WHAT THE TASK ASKS —
Retype, word for word, the lines between the ones holding "Write the matplotlib code for this chart." and "from matplotlib.transforms import", inclusive; pictures stay out of the copy.

INPUT ROWS —
+ + + +

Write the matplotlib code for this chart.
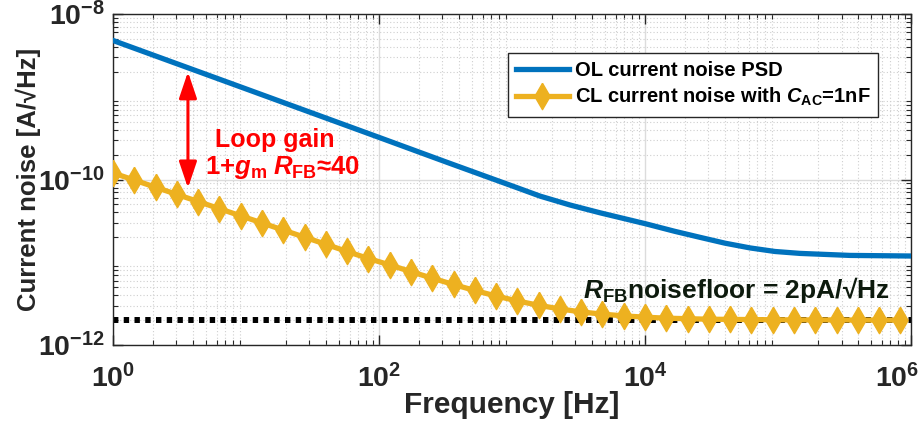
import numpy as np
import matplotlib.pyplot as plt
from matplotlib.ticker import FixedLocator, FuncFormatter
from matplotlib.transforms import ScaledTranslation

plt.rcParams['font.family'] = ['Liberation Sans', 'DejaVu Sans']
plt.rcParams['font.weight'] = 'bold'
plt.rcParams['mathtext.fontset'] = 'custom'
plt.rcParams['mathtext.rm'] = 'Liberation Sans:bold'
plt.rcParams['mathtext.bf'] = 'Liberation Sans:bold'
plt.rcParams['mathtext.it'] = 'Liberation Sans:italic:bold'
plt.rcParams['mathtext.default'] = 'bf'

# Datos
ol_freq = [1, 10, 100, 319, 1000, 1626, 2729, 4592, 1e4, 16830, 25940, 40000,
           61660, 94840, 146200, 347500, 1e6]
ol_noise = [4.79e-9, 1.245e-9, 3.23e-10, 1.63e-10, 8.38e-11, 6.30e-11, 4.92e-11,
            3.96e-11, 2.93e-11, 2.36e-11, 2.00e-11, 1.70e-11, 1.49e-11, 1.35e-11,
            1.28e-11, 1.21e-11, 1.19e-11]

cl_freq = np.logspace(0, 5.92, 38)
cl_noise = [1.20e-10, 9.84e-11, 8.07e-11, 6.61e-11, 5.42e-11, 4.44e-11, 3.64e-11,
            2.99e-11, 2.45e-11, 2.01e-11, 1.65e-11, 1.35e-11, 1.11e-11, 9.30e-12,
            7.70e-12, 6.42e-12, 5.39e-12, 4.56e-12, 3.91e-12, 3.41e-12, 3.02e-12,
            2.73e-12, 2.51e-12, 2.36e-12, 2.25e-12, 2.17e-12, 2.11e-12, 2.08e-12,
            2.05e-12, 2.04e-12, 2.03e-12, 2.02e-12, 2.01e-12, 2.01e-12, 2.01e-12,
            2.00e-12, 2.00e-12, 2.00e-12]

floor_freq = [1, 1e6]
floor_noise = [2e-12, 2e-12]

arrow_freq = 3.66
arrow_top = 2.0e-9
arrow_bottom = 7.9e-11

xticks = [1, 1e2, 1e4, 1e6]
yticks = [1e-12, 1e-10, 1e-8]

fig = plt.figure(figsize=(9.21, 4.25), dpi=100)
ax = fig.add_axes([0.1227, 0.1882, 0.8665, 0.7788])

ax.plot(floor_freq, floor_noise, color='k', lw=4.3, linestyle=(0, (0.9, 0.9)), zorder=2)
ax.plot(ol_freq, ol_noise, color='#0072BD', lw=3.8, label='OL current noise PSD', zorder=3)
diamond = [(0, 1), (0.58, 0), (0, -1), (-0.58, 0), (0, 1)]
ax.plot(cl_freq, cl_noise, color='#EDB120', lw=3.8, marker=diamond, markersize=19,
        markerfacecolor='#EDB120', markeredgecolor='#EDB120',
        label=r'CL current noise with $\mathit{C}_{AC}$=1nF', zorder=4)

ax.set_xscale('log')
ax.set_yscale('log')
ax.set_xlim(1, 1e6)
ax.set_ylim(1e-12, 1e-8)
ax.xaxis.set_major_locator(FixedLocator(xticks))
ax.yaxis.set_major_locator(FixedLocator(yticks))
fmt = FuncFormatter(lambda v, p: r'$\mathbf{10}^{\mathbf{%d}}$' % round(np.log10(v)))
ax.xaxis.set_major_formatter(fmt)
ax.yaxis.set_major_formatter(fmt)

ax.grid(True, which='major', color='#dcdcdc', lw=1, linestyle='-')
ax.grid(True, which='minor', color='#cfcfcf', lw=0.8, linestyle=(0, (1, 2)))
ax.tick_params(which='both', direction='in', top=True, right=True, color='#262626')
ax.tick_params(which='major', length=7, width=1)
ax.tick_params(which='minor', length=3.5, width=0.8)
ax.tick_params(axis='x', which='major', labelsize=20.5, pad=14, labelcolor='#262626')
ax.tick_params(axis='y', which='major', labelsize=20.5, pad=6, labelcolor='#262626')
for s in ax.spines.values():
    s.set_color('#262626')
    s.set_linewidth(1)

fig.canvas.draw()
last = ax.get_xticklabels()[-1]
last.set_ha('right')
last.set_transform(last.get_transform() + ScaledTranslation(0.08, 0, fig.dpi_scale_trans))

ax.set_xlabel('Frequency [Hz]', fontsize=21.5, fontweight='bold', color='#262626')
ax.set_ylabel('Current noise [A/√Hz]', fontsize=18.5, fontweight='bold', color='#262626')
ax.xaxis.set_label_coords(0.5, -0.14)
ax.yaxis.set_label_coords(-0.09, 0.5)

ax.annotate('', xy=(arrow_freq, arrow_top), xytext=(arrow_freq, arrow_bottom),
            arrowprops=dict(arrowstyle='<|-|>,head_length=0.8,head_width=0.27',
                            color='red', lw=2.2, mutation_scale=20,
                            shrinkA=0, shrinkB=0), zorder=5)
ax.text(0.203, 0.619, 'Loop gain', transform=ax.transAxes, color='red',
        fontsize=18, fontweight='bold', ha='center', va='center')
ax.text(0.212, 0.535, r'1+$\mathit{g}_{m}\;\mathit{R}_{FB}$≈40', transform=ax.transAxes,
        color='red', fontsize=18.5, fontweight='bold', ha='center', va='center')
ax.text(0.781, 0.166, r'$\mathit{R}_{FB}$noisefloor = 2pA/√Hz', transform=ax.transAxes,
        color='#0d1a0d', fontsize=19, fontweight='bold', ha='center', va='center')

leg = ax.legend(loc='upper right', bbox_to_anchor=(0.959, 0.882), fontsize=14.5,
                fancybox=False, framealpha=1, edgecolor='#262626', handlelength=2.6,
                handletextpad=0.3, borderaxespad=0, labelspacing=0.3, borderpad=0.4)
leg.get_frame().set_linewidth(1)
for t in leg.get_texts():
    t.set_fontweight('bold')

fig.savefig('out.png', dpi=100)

+ + + +

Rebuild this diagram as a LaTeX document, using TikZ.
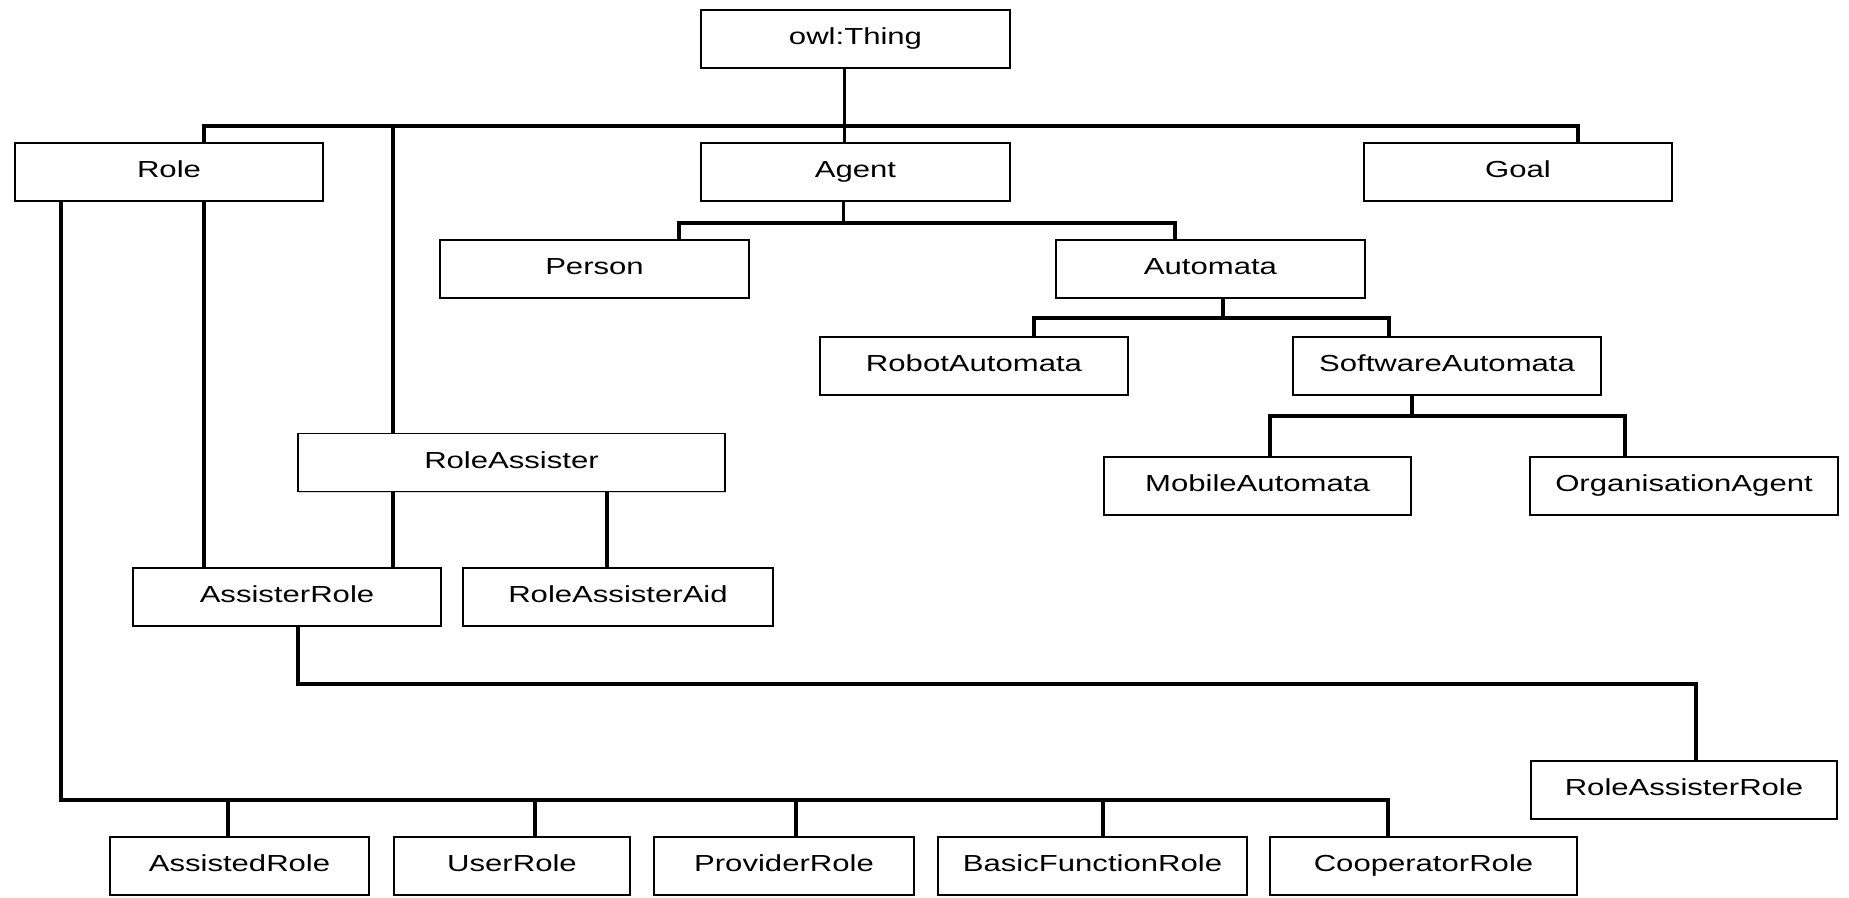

+ + + +

COMPLETE OUTPUT —
Write the matplotlib code for this chart.
import numpy as np
import matplotlib.pyplot as plt
from matplotlib.ticker import FixedLocator, FuncFormatter
from matplotlib.transforms import ScaledTranslation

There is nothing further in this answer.